- [EXERCISE REQUIREMENTS]:
Exactly as written, retype the listing below, omitting the pictures.

-- begin --

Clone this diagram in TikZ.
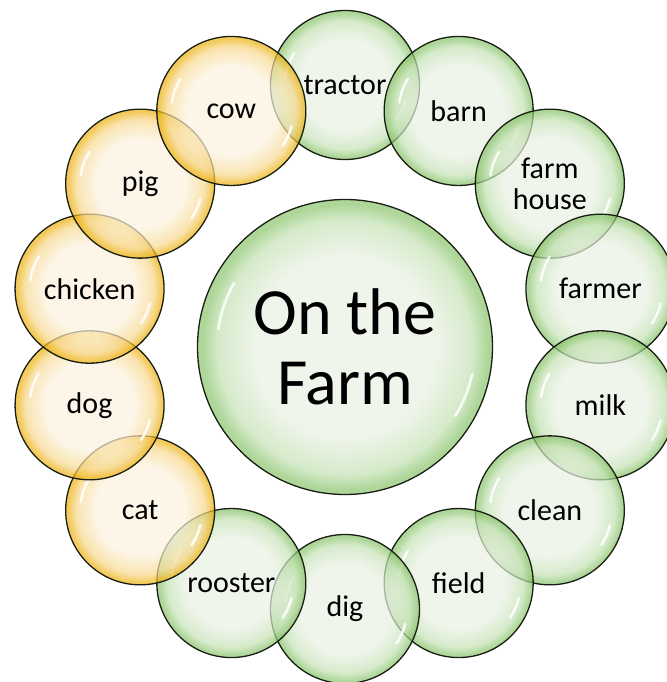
\documentclass[tikz,border=0pt]{standalone}
\usepackage{fontspec}
\setmainfont{Carlito}
\definecolor{gIn}{RGB}{234,241,228}
\definecolor{gMid}{RGB}{196,226,180}
\definecolor{gEdge}{RGB}{138,196,108}
\definecolor{oIn}{RGB}{252,242,222}
\definecolor{oMid}{RGB}{247,216,140}
\definecolor{oEdge}{RGB}{238,178,18}
\definecolor{rim}{RGB}{24,30,18}
\pgfdeclareradialshading{bubbleG}{\pgfpoint{0bp}{0bp}}{color(0bp)=(gIn); color(15bp)=(gIn); color(21.5bp)=(gMid); color(24.3bp)=(gEdge); color(25bp)=(gEdge); color(50bp)=(gEdge)}
\pgfdeclareradialshading{bubbleO}{\pgfpoint{0bp}{0bp}}{color(0bp)=(oIn); color(15bp)=(oIn); color(21.5bp)=(oMid); color(24.3bp)=(oEdge); color(25bp)=(oEdge); color(50bp)=(oEdge)}
\tikzset{
  bubble/.style={circle, inner sep=0pt, minimum size=149pt, draw=rim, line width=1.3pt,
    shade, fill opacity=0.7, text opacity=1, align=center,
    font=\fontsize{30}{31}\selectfont},
  gbub/.style={bubble, shading=bubbleG},
  obub/.style={bubble, shading=bubbleO},
  hub/.style={circle, inner sep=0pt, minimum size=295pt, draw=rim, line width=1.3pt,
    shade, shading=bubbleG, fill opacity=0.7, text opacity=1, align=center,
    font=\fontsize{66}{70}\selectfont},
  gloss/.style={white, line width=2.6pt, opacity=0.85, line cap=round}
}
\begin{document}
\begin{tikzpicture}[x=1pt, y=-1pt]
\useasboundingbox (0,0) rectangle (666,682);
\node[hub] (center) at (345,347) {On the\\Farm};
\foreach \k/\nm/\txt/\st in {0/tractor/tractor/gbub, 1/barn/barn/gbub, 2/farmhouse/farm\\house/gbub,
  3/farmer/farmer/gbub, 4/milk/milk/gbub, 5/clean/clean/gbub, 6/field/field/gbub, 7/dig/dig/gbub,
  8/rooster/rooster/gbub, 9/cat/cat/obub, 10/dog/dog/obub, 11/chicken/chicken/obub, 12/pig/pig/obub,
  13/cow/cow/obub}{
  \pgfmathsetmacro{\ang}{90-\k*360/14}
  \node[\st] (\nm) at ({345+262*cos(\ang)},{347-262*sin(\ang)}) {\txt};
  \draw[gloss] ([shift={(148:60pt)}]\nm.center) arc[start angle=148, end angle=172, radius=60pt];
  \draw[gloss] ([shift={(-14:62pt)}]\nm.center) arc[start angle=-14, end angle=-34, radius=62pt];
}
\draw[gloss] ([shift={(150:128pt)}]center.center) arc[start angle=150, end angle=172, radius=128pt];
\draw[gloss] ([shift={(-12:130pt)}]center.center) arc[start angle=-12, end angle=-32, radius=130pt];
\end{tikzpicture}
\end{document}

-- end --

- [CORRECT ANSWER]:
Clone this diagram in TikZ.
\documentclass[tikz,border=0pt]{standalone}
\usepackage{fontspec}
\setmainfont{Carlito}
\definecolor{gIn}{RGB}{234,241,228}
\definecolor{gMid}{RGB}{196,226,180}
\definecolor{gEdge}{RGB}{138,196,108}
\definecolor{oIn}{RGB}{252,242,222}
\definecolor{oMid}{RGB}{247,216,140}
\definecolor{oEdge}{RGB}{238,178,18}
\definecolor{rim}{RGB}{24,30,18}
\pgfdeclareradialshading{bubbleG}{\pgfpoint{0bp}{0bp}}{color(0bp)=(gIn); color(15bp)=(gIn); color(21.5bp)=(gMid); color(24.3bp)=(gEdge); color(25bp)=(gEdge); color(50bp)=(gEdge)}
\pgfdeclareradialshading{bubbleO}{\pgfpoint{0bp}{0bp}}{color(0bp)=(oIn); color(15bp)=(oIn); color(21.5bp)=(oMid); color(24.3bp)=(oEdge); color(25bp)=(oEdge); color(50bp)=(oEdge)}
\tikzset{
  bubble/.style={circle, inner sep=0pt, minimum size=149pt, draw=rim, line width=1.3pt,
    shade, fill opacity=0.7, text opacity=1, align=center,
    font=\fontsize{30}{31}\selectfont},
  gbub/.style={bubble, shading=bubbleG},
  obub/.style={bubble, shading=bubbleO},
  hub/.style={circle, inner sep=0pt, minimum size=295pt, draw=rim, line width=1.3pt,
    shade, shading=bubbleG, fill opacity=0.7, text opacity=1, align=center,
    font=\fontsize{66}{70}\selectfont},
  gloss/.style={white, line width=2.6pt, opacity=0.85, line cap=round}
}
\begin{document}
\begin{tikzpicture}[x=1pt, y=-1pt]
\useasboundingbox (0,0) rectangle (666,682);
\node[hub] (center) at (345,347) {On the\\Farm};
\foreach \k/\nm/\txt/\st in {0/tractor/tractor/gbub, 1/barn/barn/gbub, 2/farmhouse/farm\\house/gbub,
  3/farmer/farmer/gbub, 4/milk/milk/gbub, 5/clean/clean/gbub, 6/field/field/gbub, 7/dig/dig/gbub,
  8/rooster/rooster/gbub, 9/cat/cat/obub, 10/dog/dog/obub, 11/chicken/chicken/obub, 12/pig/pig/obub,
  13/cow/cow/obub}{
  \pgfmathsetmacro{\ang}{90-\k*360/14}
  \node[\st] (\nm) at ({345+262*cos(\ang)},{347-262*sin(\ang)}) {\txt};
  \draw[gloss] ([shift={(148:60pt)}]\nm.center) arc[start angle=148, end angle=172, radius=60pt];
  \draw[gloss] ([shift={(-14:62pt)}]\nm.center) arc[start angle=-14, end angle=-34, radius=62pt];
}
\draw[gloss] ([shift={(150:128pt)}]center.center) arc[start angle=150, end angle=172, radius=128pt];
\draw[gloss] ([shift={(-12:130pt)}]center.center) arc[start angle=-12, end angle=-32, radius=130pt];
\end{tikzpicture}
\end{document}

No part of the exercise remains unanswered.